Smearing the Sideslip and Other Anisotropy Problems

Rob Vestrum

Rob Vestrum
Veritas GeoServices

Monday, June 23rd, 2003 – 11:30 AM
Telus Convention Centre 8th Ave SE, Calgary

Abstract

Seismic waves exhibit fascinating, nonintuitive behaviours in the presence of anisotropy. Seismic anisotropy refers to the characteristic of materials, such as shale-dominated clastics, where the seismic velocity changes with direction of wave propagation. We explore wave-propagation phenomena and their effects on seismic imaging of complex-structure exploration targets below anisotropic strata.

Fig. 01

The sideslip effect has been well documented to cause lateral movement of the seismic wavefront and therefore creating lateral-position errors on seismic data (e.g., Dellinger, 1991; Isaac and Lawton, 1999; Vestrum et al, 1999). A previously overlooked seismic-imaging effect is the reflection-point smear that occurs when the lateral-position error changes with offset. This smear effect blurs edges of seismic events-especially if those events are below a shallow-dipping clastic overburden-which can obscure fault truncations on exploration targets.

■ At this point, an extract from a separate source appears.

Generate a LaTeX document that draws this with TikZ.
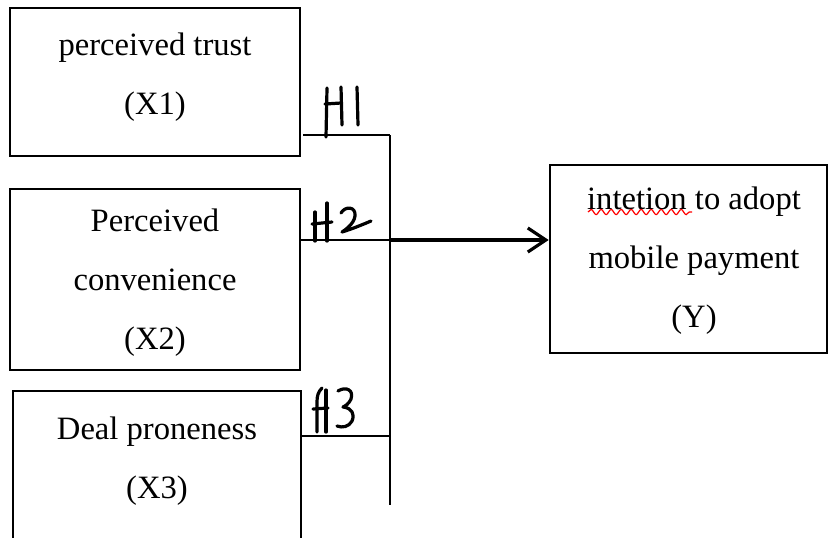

Even though the smear effect was not fully understood until recently (Isaac and Lawton, 2000; Vestrum, 2002), TTI anisotropic depth migration, when applied prestack, has corrected the smear for years. Forward-model data examples and a previously published dataset from Blackstone, Alberta (Grey et al, 2002), show the anisotropic smear and illustrate how anisotropic depth migration can reduce these effects on the final migrated image.

Improved understanding of anisotropic wave phenomena explains the improvements we see in imaging complex geologic structures with 3D data volumes with the application of anisotropic depth migration. More accurate position of structures and more detail in the thrusted imbricates aids the interpretation of fault-block compartmentalization of the reservoir in an area with duplexing and lateral-ramp features (see Figure 1).

Through a detailed discussion punctuated with complex-structure data examples, we will investigate a variety of cases where anisotropy problems exist, the potential solutions to these problems, and the effectiveness of these solutions in each case.

Fig. 02
Figure: Slices from the 3D ADM volume. Seismic amplitude is mapped in grayscale and the velocities are mapped in colour overlay

Biography

Robert W. Vestrum has a B.Sc. in Geophysics from the University of Alberta and an M.Sc. from the University of Calgary in 1994. His thesis on elastic anisotropy won best M.Sc. thesis in Geology and Geophysics for his graduating year.

Following three years of work in complex-structure imaging at Shell Canada, Rob went on to the University of Calgary in 1997 to begin PhD studies and to work on the problem of imaging below dipping anisotropic strata. He worked with Kelman on developing their 2D anisotropic depth migration and model-building software for four years before moving on to Veritas GeoServices to pursue 3D anisotropic depth migration.

Recognition for his work in anisotropic depth migration includes CSEG Best Paper, Honorable Mention for Best Paper in Geophysics, two awards for papers at the CSEG convention, and, most recently, the SEG's J. Clarence Karcher Award for significant contributions to science by a young Geophysicist.